Request: Below are the records; give again exactly the lines from the one containing "What Bokeh code" through the one containing "p.outline_line_width = 1.3", leaving out pictures.

Data to process:

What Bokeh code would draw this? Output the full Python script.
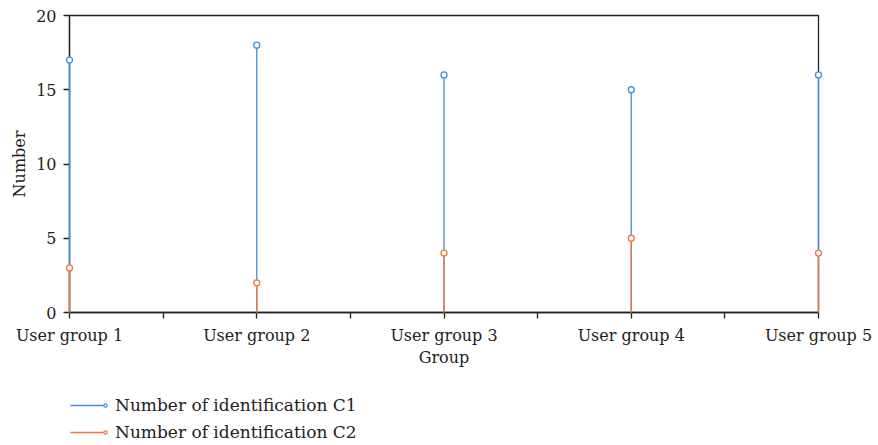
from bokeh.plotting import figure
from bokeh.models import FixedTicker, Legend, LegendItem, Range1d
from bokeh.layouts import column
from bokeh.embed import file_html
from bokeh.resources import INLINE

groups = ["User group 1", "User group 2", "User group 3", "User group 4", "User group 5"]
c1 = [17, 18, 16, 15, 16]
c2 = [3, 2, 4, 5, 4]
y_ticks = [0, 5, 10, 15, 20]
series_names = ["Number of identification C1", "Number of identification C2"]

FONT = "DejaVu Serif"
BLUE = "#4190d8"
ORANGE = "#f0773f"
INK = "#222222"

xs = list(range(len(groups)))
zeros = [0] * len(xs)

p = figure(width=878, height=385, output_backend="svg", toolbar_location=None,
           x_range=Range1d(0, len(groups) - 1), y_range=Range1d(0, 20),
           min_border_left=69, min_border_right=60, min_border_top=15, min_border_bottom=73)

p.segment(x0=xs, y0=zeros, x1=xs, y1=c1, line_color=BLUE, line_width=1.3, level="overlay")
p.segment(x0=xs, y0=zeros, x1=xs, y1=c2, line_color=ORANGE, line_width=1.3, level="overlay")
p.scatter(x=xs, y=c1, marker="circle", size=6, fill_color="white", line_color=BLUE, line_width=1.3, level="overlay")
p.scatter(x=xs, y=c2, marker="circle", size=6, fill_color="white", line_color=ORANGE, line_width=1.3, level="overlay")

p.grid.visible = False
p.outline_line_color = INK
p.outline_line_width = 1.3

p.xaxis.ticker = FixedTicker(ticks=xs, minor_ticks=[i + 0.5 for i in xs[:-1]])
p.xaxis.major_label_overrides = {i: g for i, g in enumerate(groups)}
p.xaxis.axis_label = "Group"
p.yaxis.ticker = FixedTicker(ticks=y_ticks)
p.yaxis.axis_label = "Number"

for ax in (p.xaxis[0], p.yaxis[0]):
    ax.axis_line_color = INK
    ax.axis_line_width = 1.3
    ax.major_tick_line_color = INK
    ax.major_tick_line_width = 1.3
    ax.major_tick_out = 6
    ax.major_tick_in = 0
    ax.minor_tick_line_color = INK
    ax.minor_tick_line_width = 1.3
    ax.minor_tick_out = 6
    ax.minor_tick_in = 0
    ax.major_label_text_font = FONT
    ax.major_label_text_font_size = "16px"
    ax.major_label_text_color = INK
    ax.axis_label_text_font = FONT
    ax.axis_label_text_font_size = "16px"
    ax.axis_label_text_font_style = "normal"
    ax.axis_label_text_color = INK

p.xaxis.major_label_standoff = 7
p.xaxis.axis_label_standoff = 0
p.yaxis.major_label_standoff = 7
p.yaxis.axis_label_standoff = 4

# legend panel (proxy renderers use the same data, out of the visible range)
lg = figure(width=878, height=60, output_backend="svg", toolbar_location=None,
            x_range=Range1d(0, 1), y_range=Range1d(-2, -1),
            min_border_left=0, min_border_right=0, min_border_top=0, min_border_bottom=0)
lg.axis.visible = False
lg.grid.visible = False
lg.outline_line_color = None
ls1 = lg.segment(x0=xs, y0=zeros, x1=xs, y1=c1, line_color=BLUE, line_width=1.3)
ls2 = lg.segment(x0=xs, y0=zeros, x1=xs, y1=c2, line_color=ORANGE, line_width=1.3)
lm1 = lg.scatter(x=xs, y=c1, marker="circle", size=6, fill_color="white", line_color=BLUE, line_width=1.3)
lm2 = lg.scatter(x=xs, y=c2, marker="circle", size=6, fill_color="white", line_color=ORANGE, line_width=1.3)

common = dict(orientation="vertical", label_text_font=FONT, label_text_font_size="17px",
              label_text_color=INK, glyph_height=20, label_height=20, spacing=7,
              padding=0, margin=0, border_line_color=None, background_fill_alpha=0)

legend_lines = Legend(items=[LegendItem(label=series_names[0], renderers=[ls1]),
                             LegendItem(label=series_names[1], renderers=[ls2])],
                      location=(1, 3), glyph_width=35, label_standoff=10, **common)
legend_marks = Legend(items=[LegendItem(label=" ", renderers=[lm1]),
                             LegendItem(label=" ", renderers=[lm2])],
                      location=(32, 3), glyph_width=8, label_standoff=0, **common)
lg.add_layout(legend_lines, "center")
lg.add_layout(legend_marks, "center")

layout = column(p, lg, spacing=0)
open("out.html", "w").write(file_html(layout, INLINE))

--

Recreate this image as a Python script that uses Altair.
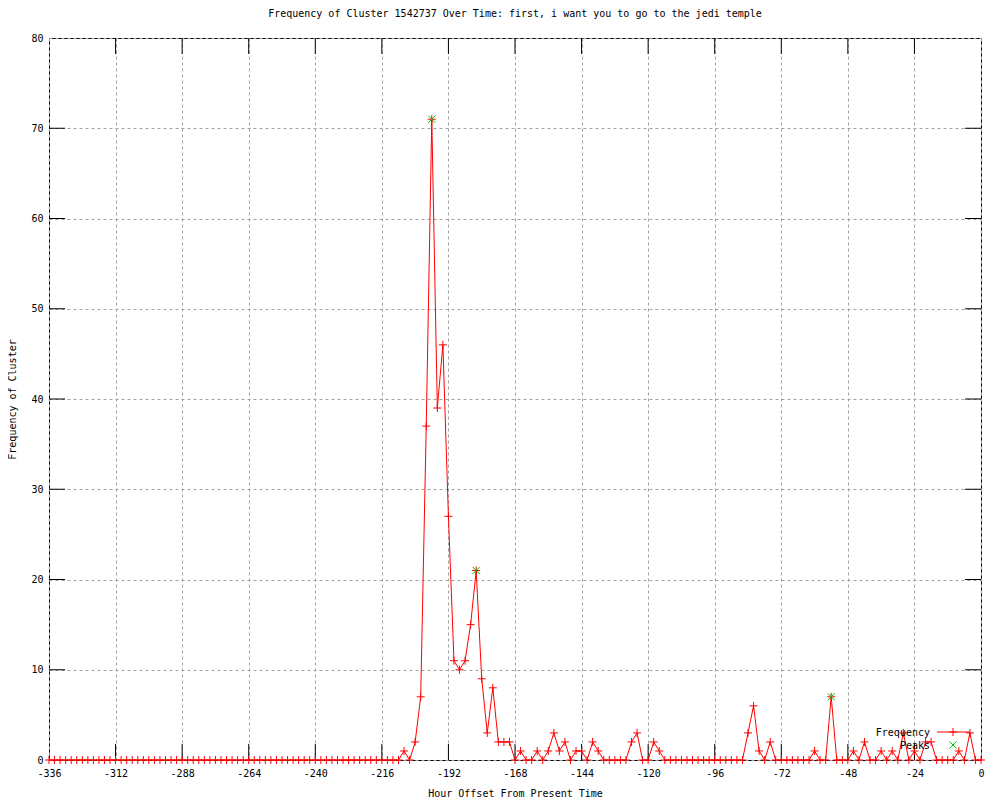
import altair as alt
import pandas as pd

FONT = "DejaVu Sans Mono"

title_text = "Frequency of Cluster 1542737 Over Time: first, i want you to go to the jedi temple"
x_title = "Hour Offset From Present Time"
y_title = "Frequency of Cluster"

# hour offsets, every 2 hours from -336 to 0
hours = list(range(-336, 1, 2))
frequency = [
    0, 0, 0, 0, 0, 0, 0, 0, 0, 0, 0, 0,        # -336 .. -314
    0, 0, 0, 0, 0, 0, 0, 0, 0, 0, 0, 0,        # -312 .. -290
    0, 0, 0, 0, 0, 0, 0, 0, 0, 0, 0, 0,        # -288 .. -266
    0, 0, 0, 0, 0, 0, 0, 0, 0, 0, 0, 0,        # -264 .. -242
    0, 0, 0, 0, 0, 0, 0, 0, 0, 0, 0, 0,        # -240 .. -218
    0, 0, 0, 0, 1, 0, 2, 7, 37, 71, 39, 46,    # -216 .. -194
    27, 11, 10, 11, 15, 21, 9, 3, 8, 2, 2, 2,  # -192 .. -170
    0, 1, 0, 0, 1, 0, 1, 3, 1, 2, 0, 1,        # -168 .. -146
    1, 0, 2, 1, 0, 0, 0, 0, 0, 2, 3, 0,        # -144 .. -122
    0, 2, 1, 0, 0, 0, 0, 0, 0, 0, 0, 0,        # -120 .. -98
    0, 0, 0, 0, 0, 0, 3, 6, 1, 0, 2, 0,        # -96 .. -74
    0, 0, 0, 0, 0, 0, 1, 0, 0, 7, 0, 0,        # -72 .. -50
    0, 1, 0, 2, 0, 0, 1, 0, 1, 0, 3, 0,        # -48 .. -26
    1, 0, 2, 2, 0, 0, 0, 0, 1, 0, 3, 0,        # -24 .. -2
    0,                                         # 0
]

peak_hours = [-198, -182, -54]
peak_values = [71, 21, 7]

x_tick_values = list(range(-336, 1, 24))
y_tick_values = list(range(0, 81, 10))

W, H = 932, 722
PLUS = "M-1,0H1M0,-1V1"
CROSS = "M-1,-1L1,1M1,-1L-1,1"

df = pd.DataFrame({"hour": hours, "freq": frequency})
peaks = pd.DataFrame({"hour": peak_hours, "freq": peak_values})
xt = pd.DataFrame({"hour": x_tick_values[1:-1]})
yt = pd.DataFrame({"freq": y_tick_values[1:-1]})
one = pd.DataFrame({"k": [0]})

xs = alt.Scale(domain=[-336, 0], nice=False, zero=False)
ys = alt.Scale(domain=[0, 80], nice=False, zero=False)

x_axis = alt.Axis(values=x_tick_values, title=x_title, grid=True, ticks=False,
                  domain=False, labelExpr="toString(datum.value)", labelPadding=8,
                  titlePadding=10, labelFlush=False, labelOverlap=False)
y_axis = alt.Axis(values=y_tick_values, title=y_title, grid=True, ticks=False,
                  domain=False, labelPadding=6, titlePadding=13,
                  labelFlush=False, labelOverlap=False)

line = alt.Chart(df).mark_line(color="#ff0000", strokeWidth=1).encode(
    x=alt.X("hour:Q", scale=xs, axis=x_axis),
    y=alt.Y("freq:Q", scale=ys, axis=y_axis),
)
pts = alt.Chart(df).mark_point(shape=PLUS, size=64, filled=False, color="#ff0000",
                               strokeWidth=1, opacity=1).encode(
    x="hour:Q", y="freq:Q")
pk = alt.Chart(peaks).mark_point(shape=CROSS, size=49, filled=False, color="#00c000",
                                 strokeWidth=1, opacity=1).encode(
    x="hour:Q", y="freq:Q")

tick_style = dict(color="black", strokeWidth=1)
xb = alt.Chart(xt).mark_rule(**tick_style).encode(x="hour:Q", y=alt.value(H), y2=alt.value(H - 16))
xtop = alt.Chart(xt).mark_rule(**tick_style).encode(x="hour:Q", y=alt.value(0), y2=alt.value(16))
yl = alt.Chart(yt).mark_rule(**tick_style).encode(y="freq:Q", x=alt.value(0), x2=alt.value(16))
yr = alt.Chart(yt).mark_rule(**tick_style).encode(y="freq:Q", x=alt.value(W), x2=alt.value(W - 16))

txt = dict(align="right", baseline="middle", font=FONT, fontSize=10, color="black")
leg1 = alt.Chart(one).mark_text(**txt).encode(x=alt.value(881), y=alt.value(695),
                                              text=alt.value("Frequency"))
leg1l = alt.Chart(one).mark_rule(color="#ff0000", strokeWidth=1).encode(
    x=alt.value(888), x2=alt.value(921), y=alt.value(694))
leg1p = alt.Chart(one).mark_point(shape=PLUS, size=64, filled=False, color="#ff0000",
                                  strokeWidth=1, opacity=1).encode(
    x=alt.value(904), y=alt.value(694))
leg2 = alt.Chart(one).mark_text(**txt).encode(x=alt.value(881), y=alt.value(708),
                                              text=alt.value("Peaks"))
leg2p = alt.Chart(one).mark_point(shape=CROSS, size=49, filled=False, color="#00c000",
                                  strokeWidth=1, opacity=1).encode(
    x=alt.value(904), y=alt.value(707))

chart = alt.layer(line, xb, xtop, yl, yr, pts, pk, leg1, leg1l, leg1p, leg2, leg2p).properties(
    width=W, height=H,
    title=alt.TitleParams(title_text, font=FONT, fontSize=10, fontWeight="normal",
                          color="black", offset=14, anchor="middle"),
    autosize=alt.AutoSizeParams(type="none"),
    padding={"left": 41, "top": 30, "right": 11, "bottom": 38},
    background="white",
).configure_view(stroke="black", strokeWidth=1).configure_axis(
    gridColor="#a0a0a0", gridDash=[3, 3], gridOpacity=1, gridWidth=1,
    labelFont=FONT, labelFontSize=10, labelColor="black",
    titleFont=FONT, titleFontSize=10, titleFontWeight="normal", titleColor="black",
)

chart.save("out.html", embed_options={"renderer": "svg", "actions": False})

Answer for the task:
What Bokeh code would draw this? Output the full Python script.
from bokeh.plotting import figure
from bokeh.models import FixedTicker, Legend, LegendItem, Range1d
from bokeh.layouts import column
from bokeh.embed import file_html
from bokeh.resources import INLINE

groups = ["User group 1", "User group 2", "User group 3", "User group 4", "User group 5"]
c1 = [17, 18, 16, 15, 16]
c2 = [3, 2, 4, 5, 4]
y_ticks = [0, 5, 10, 15, 20]
series_names = ["Number of identification C1", "Number of identification C2"]

FONT = "DejaVu Serif"
BLUE = "#4190d8"
ORANGE = "#f0773f"
INK = "#222222"

xs = list(range(len(groups)))
zeros = [0] * len(xs)

p = figure(width=878, height=385, output_backend="svg", toolbar_location=None,
           x_range=Range1d(0, len(groups) - 1), y_range=Range1d(0, 20),
           min_border_left=69, min_border_right=60, min_border_top=15, min_border_bottom=73)

p.segment(x0=xs, y0=zeros, x1=xs, y1=c1, line_color=BLUE, line_width=1.3, level="overlay")
p.segment(x0=xs, y0=zeros, x1=xs, y1=c2, line_color=ORANGE, line_width=1.3, level="overlay")
p.scatter(x=xs, y=c1, marker="circle", size=6, fill_color="white", line_color=BLUE, line_width=1.3, level="overlay")
p.scatter(x=xs, y=c2, marker="circle", size=6, fill_color="white", line_color=ORANGE, line_width=1.3, level="overlay")

p.grid.visible = False
p.outline_line_color = INK
p.outline_line_width = 1.3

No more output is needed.